Plaintiff asserts he will make his best efforts to appear for any scheduled IME but, given his
cognitive limitations and behavior issues, circumstances could arise requiring late modifications
to the scheduled exam. Plaintiff argues he should not be required to pay any fee should his
condition prevent his appearance.
OFA argues it is standard practice for an expert who conducts IMEs to have a cancellation
policy. However, OFA provides no authority for the proposition that a plaintiff must agree to pay
a cancellation fee as a condition for the Court to order the IME.
Code of Civil Procedure section 2032.410, provides the mechanism for sanctions in the event a
party fails to appear for an IME. Nothing in the statute requires a plaintiff to agree, upfront, to pay
sanctions for failure to appear.
Therefore, the Court is not inclined to make any predetermination regarding Plaintiff’s
responsibility to pay Dr.

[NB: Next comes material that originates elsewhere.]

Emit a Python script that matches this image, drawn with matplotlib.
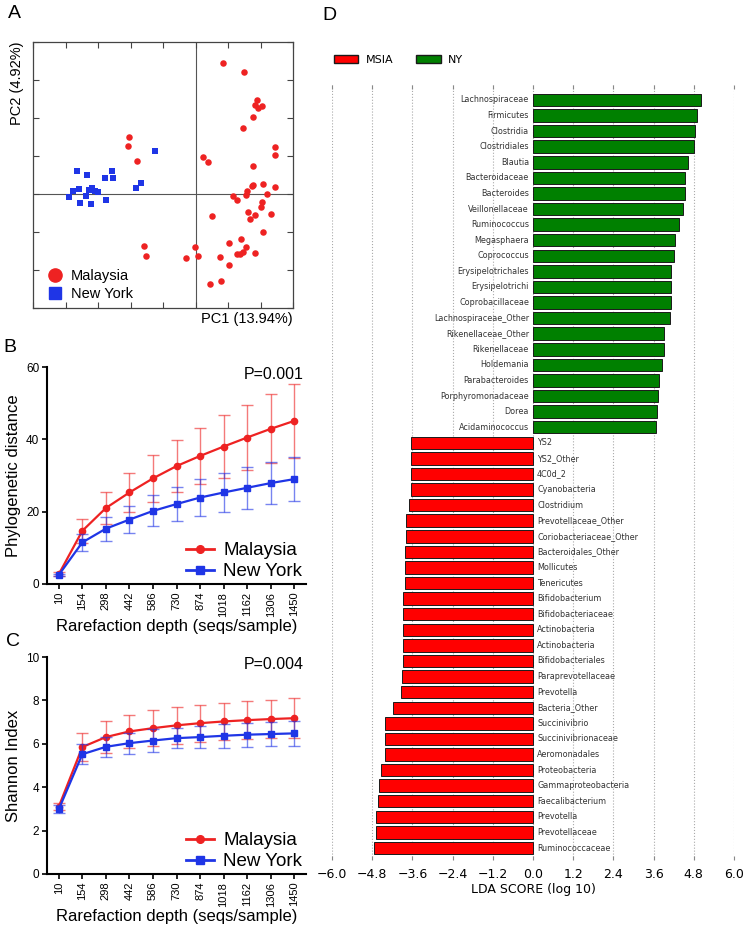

Grover’s cancellation fee. Plaintiff’s responsibility to pay any such fee
should be address only if it becomes an issue and is the subject of an appropriate sanctions
motion.
Defendant Chacon’s Joinder
Joinder is appropriate only where the joinder seeks affirmative relief on behalf of the joining party
and joins in the arguments made by the motion being joined. (Barak v. Quisenberry Law Firm
(2006) 135 Cal.App.4th 654, 661.)
Defendant Chacon’s joinder simply states he “joins in full” OFA’s motion and provides a
supplemental memorandum in support. However, Chacon’s joinder contains no request for
affirmative relief on his behalf and Chacon makes no showing that he is seeking to obtain
Plaintiff’s IME or that Dr. Grover is his expert.

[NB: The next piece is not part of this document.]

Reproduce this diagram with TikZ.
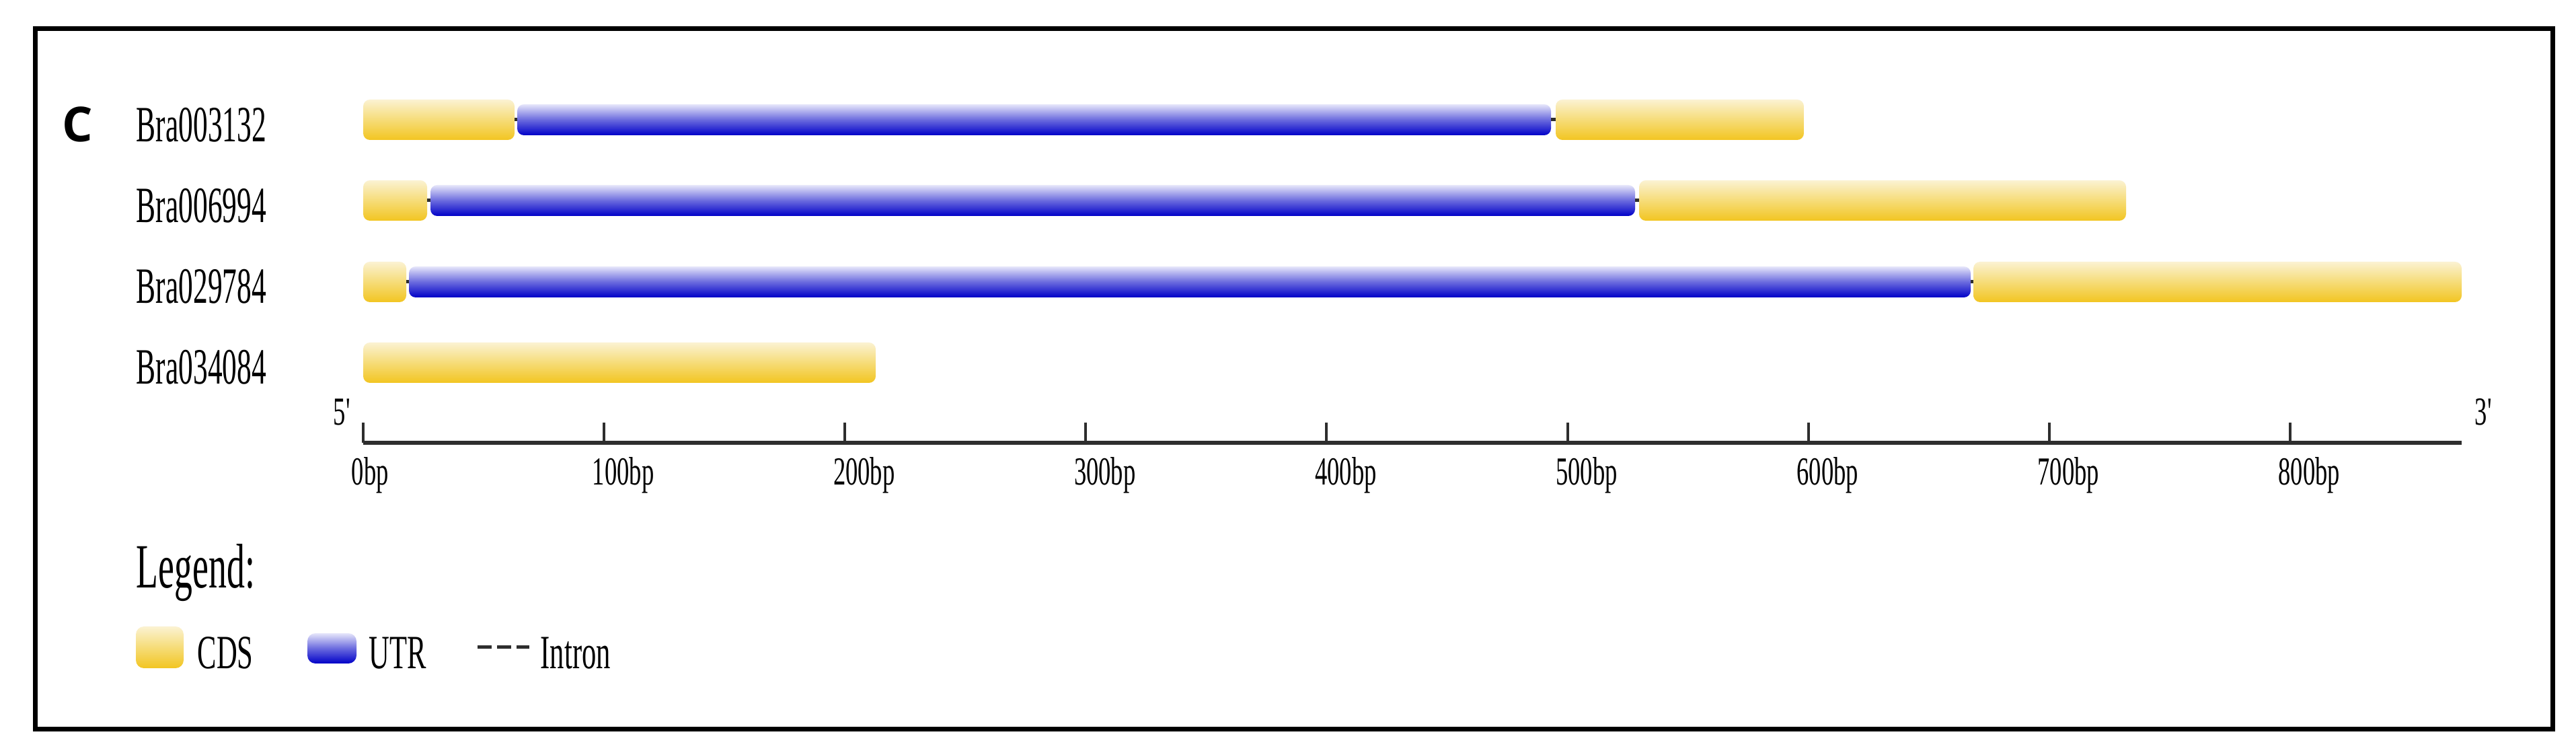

As a result, the Court denies Defendant Chacon’s joinder.
RULING
For all the reasons stated above, the Court Grants Defendant OFA’s motion to compel Plaintiff to
attend an IME on [a date to be set by the Court during the hearing on this motion] at 9:00 a.m.

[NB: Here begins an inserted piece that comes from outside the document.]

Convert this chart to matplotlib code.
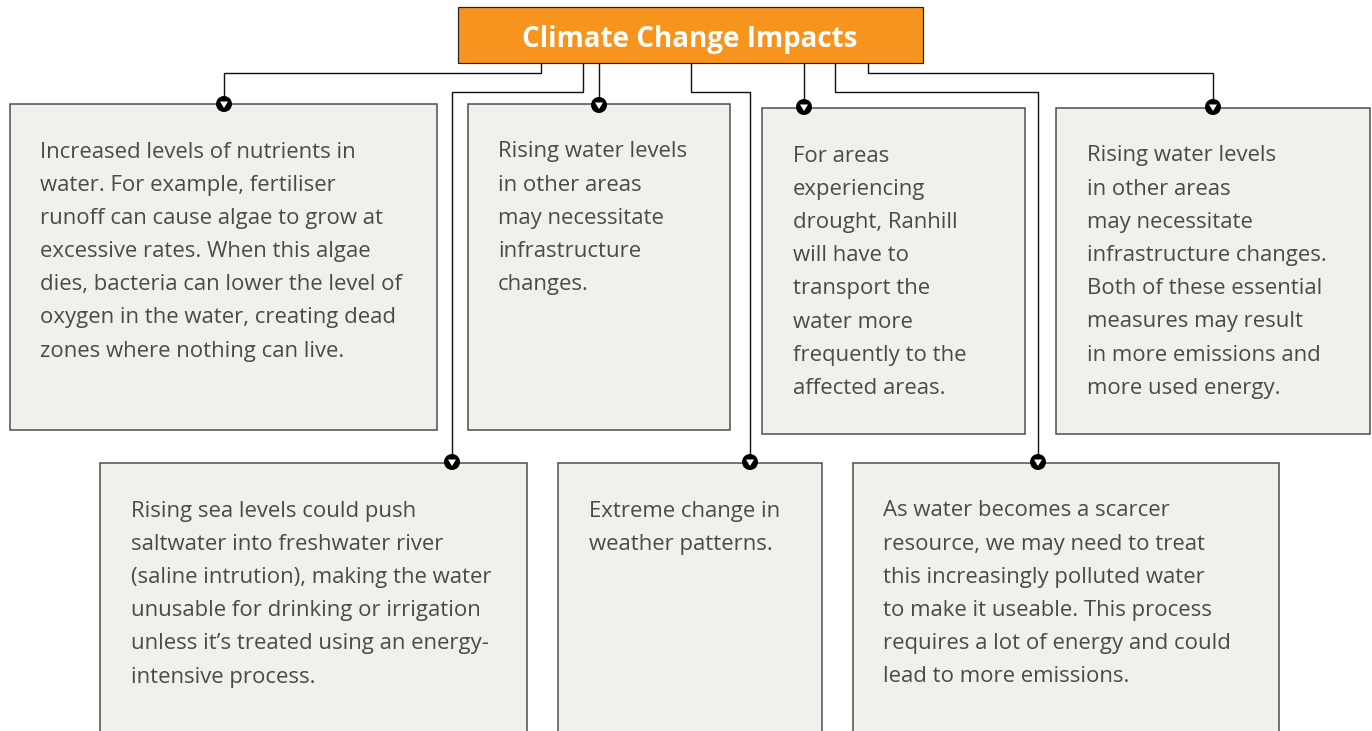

before Dr. Grover at 250 West 1st Street, Suite 317, in Claremont with the following conditions:
(1) Plaintiff’s guardian ad litem, Eddie Hernandez, is not permitted in the room while the
IME is conducted but shall not be prevented from remaining nearby on the premises.
(2) Defendant shall produce the raw testing data to Plaintiff’s counsel subject to the
following protective order: (a) raw testing data shall not be disclosed to anyone other
than Plaintiff’s attorney and retained psychological expert(s); (b) raw data will only be
used for purposes of this action and only by the necessary parties; and (c) all copies
of the raw data will be destroyed within 30 days of completion of this litigation; and
(3) During the IME, Dr. Grover shall not inquire about Plaintiff’s sexual history or the
health information relating to his family members.
Deny Defendant Chacon’s motion for joinder.